If a doctor or hospital is unwilling to comply with your wishes, Connecticut law states that you are to be transferred to a doctor or health care provider who is willing to comply with your wishes.
Decisions by My Health Care Representative
Your health care representative is required to first make decisions on your behalf in accordance with your wishes, either as stated in your “living will” or as otherwise known to him/her. In the event a situation arises that you didn't anticipate, your health care representative may make a decision which is in your best interest ( but ultimately not necessarily what you would have wanted to happen in that circumstance).

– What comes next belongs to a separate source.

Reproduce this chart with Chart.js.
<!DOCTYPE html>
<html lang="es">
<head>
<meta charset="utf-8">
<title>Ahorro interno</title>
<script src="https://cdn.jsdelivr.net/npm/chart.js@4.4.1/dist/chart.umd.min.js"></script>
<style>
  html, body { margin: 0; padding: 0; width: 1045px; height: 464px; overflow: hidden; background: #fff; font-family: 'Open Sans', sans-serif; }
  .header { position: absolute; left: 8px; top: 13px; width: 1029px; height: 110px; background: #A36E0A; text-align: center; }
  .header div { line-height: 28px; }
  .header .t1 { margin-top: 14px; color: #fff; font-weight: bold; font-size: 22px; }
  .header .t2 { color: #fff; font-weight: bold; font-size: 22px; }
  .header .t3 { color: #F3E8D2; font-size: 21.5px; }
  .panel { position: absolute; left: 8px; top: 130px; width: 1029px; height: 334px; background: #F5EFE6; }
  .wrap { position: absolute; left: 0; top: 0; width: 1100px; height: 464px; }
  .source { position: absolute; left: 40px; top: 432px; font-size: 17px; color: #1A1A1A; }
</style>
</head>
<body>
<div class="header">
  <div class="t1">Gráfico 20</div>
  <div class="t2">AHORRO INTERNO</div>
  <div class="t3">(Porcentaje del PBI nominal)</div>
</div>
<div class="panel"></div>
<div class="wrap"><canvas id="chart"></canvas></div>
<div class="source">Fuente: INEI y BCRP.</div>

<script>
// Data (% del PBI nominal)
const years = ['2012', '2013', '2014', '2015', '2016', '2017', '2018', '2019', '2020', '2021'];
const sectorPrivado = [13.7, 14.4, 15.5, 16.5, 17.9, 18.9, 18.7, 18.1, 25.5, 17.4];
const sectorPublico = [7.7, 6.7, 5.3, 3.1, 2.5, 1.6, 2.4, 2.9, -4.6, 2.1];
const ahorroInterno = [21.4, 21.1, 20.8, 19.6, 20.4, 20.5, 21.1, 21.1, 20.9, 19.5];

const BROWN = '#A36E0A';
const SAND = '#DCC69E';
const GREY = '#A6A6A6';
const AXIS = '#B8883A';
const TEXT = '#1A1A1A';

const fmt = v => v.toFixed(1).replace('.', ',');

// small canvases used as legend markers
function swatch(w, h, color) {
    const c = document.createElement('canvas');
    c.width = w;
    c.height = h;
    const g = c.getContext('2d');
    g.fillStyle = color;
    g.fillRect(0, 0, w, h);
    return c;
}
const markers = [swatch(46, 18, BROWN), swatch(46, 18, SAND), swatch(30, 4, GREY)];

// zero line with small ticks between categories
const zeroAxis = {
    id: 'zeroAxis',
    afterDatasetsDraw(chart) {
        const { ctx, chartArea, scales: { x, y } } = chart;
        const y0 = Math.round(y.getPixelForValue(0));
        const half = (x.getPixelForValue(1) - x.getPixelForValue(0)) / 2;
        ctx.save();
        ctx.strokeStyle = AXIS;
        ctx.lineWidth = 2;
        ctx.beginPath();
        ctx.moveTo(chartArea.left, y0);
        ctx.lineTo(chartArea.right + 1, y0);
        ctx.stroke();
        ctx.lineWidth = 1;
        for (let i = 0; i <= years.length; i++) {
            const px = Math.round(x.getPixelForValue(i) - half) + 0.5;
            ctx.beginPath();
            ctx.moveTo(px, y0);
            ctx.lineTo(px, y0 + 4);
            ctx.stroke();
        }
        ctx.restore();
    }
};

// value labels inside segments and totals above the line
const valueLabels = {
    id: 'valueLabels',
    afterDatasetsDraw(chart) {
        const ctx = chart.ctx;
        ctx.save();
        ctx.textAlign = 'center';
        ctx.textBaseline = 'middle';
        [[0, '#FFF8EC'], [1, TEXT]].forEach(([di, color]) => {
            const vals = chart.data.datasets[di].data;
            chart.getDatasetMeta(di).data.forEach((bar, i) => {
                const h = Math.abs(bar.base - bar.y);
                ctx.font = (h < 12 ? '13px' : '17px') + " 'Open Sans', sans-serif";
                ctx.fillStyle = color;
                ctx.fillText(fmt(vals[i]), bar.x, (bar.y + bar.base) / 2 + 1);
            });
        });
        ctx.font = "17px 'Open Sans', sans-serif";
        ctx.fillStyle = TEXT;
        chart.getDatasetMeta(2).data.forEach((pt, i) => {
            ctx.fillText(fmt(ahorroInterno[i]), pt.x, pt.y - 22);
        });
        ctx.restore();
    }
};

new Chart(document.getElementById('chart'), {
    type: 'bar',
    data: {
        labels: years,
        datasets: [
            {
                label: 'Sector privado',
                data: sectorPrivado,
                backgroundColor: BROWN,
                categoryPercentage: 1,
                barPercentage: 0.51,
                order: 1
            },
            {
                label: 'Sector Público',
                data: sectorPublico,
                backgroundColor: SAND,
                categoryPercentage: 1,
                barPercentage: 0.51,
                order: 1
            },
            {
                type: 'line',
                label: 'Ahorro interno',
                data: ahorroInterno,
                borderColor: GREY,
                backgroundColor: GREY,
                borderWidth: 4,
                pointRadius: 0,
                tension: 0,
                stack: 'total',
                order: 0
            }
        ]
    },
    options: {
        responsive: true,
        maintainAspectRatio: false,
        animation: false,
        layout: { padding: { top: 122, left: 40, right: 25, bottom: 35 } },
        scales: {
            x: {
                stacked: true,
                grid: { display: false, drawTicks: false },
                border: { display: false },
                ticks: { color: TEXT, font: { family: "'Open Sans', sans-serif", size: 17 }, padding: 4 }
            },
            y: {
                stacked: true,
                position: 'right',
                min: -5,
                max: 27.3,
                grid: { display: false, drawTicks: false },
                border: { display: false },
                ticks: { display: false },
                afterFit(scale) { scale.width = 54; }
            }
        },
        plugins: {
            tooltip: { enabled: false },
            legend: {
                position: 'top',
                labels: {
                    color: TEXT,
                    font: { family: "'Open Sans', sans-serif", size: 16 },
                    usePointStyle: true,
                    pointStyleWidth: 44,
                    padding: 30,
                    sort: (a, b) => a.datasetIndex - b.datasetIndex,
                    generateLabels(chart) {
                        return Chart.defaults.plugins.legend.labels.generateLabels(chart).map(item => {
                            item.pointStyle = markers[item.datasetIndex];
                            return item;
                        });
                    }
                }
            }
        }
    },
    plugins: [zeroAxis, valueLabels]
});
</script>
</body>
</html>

Selection of a Health Care Representative
Selecting the individual who will have ultimate authority and responsibility for your health care decisions when you are unable to make those decisions yourself is very important. It is critical that you discuss your wishes and opinions regarding various health care matters with your health care representative in advance so that your health care representative will know or have a good idea about what your wishes are in the event a situation arises that is not clearly stated in your “living will.” It is also a good idea to appoint an alternate health care representative in the event the person you initially appoint can't or won't serve when the time comes, or in the event he/she predeceases you.
Do I need a lawyer to do a “living will” and appoint a health care representative?
You do not need a lawyer. Connecticut law states that as long as the “living will” is in substantially the statutory form, you can use any form you want. However, to be valid, any form that is used must be signed, dated and witnessed by two people. In addition, since Connecticut health care providers are most familiar with the Connecticut statutory form, if the Connecticut statutory form is used, there is less likelihood that your wishes will be misunderstood. It is therefore advisable that you seek the advice of an attorney and execute the “living will” and appointment of health care representative in the presence of an attorney to avoid your “living will” from being declared invalid.
Where to Keep your Living Will and Health Care Directive
A copy of each document (or the combined form, if that is used) should be given to your primary care physician, to your family, and to the individuals you have named as your health care representative and alternate health care representative. Your doctor will make the documents part of your medical records. The original documents should not be put into a safe deposit box at a bank, but rather kept in a safe location for easy access in the event the original documents are needed any day of the week, at any time during the day or night.
Connecticut and New York have similar laws, but they vary slightly. So, there may be minor differences if you live in Easton, CT or Bedford, NY.